Task details
Output nothing but the lines from the one with "Give me the matplotlib source for this chart." through the one with "from matplotlib.patches import PathPatch", including both. Leave the pictures out of the copy.

## start Supplied material

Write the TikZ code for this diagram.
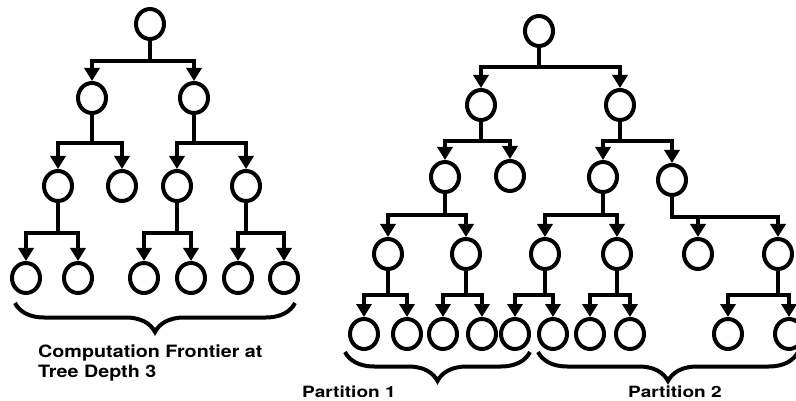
\documentclass[tikz,border=0pt]{standalone}
\usepackage{fontspec}
\setmainfont{TeX Gyre Heros}
\usetikzlibrary{positioning, arrows.meta, shapes.geometric, decorations.pathreplacing}

\newcommand{\wide}[2][1.16]{\scalebox{#1}[1]{#2}}

\begin{document}
\begin{tikzpicture}
  [x=1pt, y=-1pt,
   vertex/.style={ellipse, draw, line width=4pt, minimum width=28pt, minimum height=30pt, inner sep=0pt},
   link/.style={-{Triangle[length=13pt,width=15pt]}, line width=3.8pt},
   bracket/.style={decorate, decoration={brace, mirror, amplitude=29pt}, line width=4pt},
   caption/.style={font=\fontsize{17}{20}\selectfont\bfseries, inner sep=0pt, align=left}]
  \useasboundingbox (0,0) rectangle (796,401);

  % left tree %
  \node[vertex] (L0) at (150,24) {};
  \node[vertex] (L1a) at (92,98) {};
  \node[vertex] (L1b) at (194,98) {};
  \node[vertex] (L2a) at (58,186) {};
  \node[vertex] (L2b) at (122,186) {};
  \node[vertex] (L2c) at (177,186) {};
  \node[vertex] (L2d) at (246,186) {};
  \node[vertex] (L3a) at (26,278) {};
  \node[vertex] (L3b) at (78,278) {};
  \node[vertex] (L3c) at (144,278) {};
  \node[vertex] (L3d) at (191,278) {};
  \node[vertex] (L3e) at (238,278) {};
  \node[vertex] (L3f) at (284,278) {};

  % right tree %
  \node[vertex] (R0) at (539,31) {};
  \node[vertex] (R1a) at (481,105) {};
  \node[vertex] (R1b) at (620,105) {};
  \node[vertex] (R2a) at (445,177) {};
  \node[vertex] (R2b) at (510,176) {};
  \node[vertex] (R2c) at (603,177) {};
  \node[vertex] (R2d) at (672,180) {};
  \node[vertex] (R3a) at (388,254) {};
  \node[vertex] (R3b) at (466,254) {};
  \node[vertex] (R3c) at (545,254) {};
  \node[vertex] (R3d) at (617,254) {};
  \node[vertex] (R3e) at (698,254) {};
  \node[vertex] (R3f) at (778,254) {};
  \node[vertex] (R4a) at (364,334) {};
  \node[vertex] (R4b) at (407,334) {};
  \node[vertex] (R4c) at (443,334) {};
  \node[vertex] (R4d) at (482,334) {};
  \node[vertex] (R4e) at (515,334) {};
  \node[vertex] (R4f) at (553,334) {};
  \node[vertex] (R4g) at (590,334) {};
  \node[vertex] (R4h) at (630,334) {};
  \node[vertex] (R4i) at (728,334) {};
  \node[vertex] (R4j) at (789,334) {};

  % edges, left %
  \draw[link] (L0.south) -- ++(0,20) -| (L1a.north);
  \draw[link] (L0.south) -- ++(0,20) -| (L1b.north);
  \draw[link] (L1a.south) -- ++(0,28) -| (L2a.north);
  \draw[link] (L1a.south) -- ++(0,28) -| (L2b.north);
  \draw[link] (L1b.south) -- ++(0,28) -| (L2c.north);
  \draw[link] (L1b.south) -- ++(0,28) -| (L2d.north);
  \draw[link] (L2a.south) -- ++(0,30) -| (L3a.north);
  \draw[link] (L2a.south) -- ++(0,30) -| (L3b.north);
  \draw[link] (L2c.south) -- ++(0,30) -| (L3c.north);
  \draw[link] (L2c.south) -- ++(0,30) -| (L3d.north);
  \draw[link] (L2d.south) -- ++(0,30) -| (L3e.north);
  \draw[link] (L2d.south) -- ++(0,30) -| (L3f.north);

  % edges, right %
  \draw[link] (R0.south) -- ++(0,19) -| (R1a.north);
  \draw[link] (R0.south) -- ++(0,19) -| (R1b.north);
  \draw[link] (R1a.south) -- ++(0,19) -| (R2a.north);
  \draw[link] (R1a.south) -- ++(0,19) -| (R2b.north);
  \draw[link] (R1b.south) -- ++(0,19) -| (R2c.north);
  \draw[link] (R1b.south) -- ++(0,19) -| (R2d.north);
  \draw[link] (R2a.south) -- ++(0,21) -| (R3a.north);
  \draw[link] (R2a.south) -- ++(0,21) -| (R3b.north);
  \draw[link] (R2c.south) -- ++(0,21) -| (R3c.north);
  \draw[link] (R2c.south) -- ++(0,21) -| (R3d.north);
  \draw[link] (R2d.south) -- ++(0,20) -| (R3e.north);
  \draw[link] (R2d.south) -- ++(0,20) -| (R3f.north);
  \draw[link] (R3a.south) -- ++(0,24) -| (R4a.north);
  \draw[link] (R3a.south) -- ++(0,24) -| (R4b.north);
  \draw[link] (R3b.south) -- ++(0,24) -| (R4c.north);
  \draw[link] (R3b.south) -- ++(0,24) -| (R4d.north);
  \draw[link] (R3c.south) -- ++(0,24) -| (R4e.north);
  \draw[link] (R3c.south) -- ++(0,24) -| (R4f.north);
  \draw[link] (R3d.south) -- ++(0,24) -| (R4g.north);
  \draw[link] (R3d.south) -- ++(0,24) -| (R4h.north);
  \draw[link] (R3f.south) -- ++(0,24) -| (R4i.north);
  \draw[link] (R3f.south) -- ++(0,24) -| (R4j.north);

  % braces %
  \coordinate (fl) at (15,303);
  \coordinate (fr) at (295,303);
  \coordinate (p1l) at (345,352);
  \coordinate (p1r) at (530,352);
  \coordinate (p2l) at (538,352);
  \coordinate (p2r) at (798,352);
  \draw[bracket] (fl) -- (fr);
  \draw[bracket] (p1l) -- (p1r);
  \draw[bracket] (p2l) -- (p2r);

  % labels %
  \node[caption, anchor=north west] (front) at (38,345) {\wide{Computation Frontier at}\\\wide{Tree Depth 3}};
  \node[caption, font=\fontsize{15.5}{18}\selectfont\bfseries, anchor=base west] (part1) at (302,397) {\wide[1.23]{Partition 1}};
  \node[caption, font=\fontsize{15.5}{18}\selectfont\bfseries, anchor=base west] (part2) at (628,397) {\wide[1.23]{Partition 2}};
\end{tikzpicture}
\end{document}
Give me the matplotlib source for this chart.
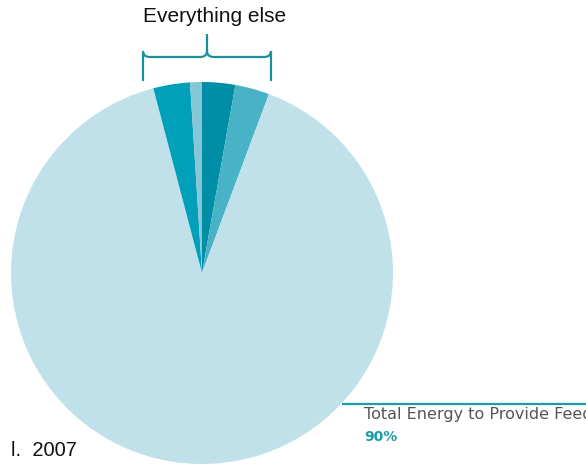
import matplotlib
matplotlib.use("Agg")
import matplotlib.pyplot as plt
from matplotlib.path import Path
from matplotlib.patches import PathPatch

# Data (percent shares, clockwise from top)
labels = ["Slice A", "Slice B", "Total Energy to Provide Feed", "Slice C", "Slice D"]
values = [2.8, 2.9, 90.2, 3.1, 1.0]
colors = ["#008da6", "#48b2c7", "#c1e1ea", "#00a0b9", "#86c6d7"]

W, H = 586, 466
fig = plt.figure(figsize=(W / 100, H / 100), dpi=100)
ax = fig.add_axes([0, 0, 1, 1])

cx, cy, r = 202, H - 273, 191
ax.pie(values, colors=colors, startangle=90, counterclock=False,
       center=(cx, cy), radius=r, frame=True,
       wedgeprops=dict(linewidth=0))
ax.set_xlim(0, W)
ax.set_ylim(0, H)
ax.set_aspect("equal")
ax.axis("off")

# Brace over the small slices
teal = "#1b8f9b"
yb = H - 81
ym = H - 57
verts = [(143, yb), (143, ym + 6), (143, ym), (150, ym),
         (200, ym), (207, ym), (207, ym + 6),
         (207, H - 34)]
codes = [Path.MOVETO, Path.LINETO, Path.CURVE3, Path.CURVE3,
         Path.LINETO, Path.CURVE3, Path.CURVE3, Path.LINETO]
ax.add_patch(PathPatch(Path(verts, codes), fill=False, edgecolor=teal, lw=1.6))
verts2 = [(271, yb), (271, ym + 6), (271, ym), (264, ym),
          (214, ym), (207, ym), (207, ym + 6)]
codes2 = [Path.MOVETO, Path.LINETO, Path.CURVE3, Path.CURVE3,
          Path.LINETO, Path.CURVE3, Path.CURVE3]
ax.add_patch(PathPatch(Path(verts2, codes2), fill=False, edgecolor=teal, lw=1.6))

ax.text(215, H - 17, "Everything else", ha="center", va="center",
        fontsize=15, family="Liberation Sans", color="#111111")

# Callout for the big slice
ax.plot([342, W], [H - 404, H - 404], color="#1a9aab", lw=1.6, solid_capstyle="butt")
ax.text(364, H - 415, labels[2], ha="left", va="center", fontsize=11.5,
        family="DejaVu Sans", color="#555555")
ax.text(364, H - 437, f"{values[2]:.0f}%", ha="left", va="center", fontsize=10,
        family="DejaVu Sans", fontweight="bold", color="#1a9aab")

ax.text(77, H - 450, "l.  2007", ha="right", va="center", fontsize=14.5,
        family="Liberation Sans", color="#111111")

fig.savefig("out.png", dpi=100)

## end Supplied material

Problem solution
Give me the matplotlib source for this chart.
import matplotlib
matplotlib.use("Agg")
import matplotlib.pyplot as plt
from matplotlib.path import Path
from matplotlib.patches import PathPatch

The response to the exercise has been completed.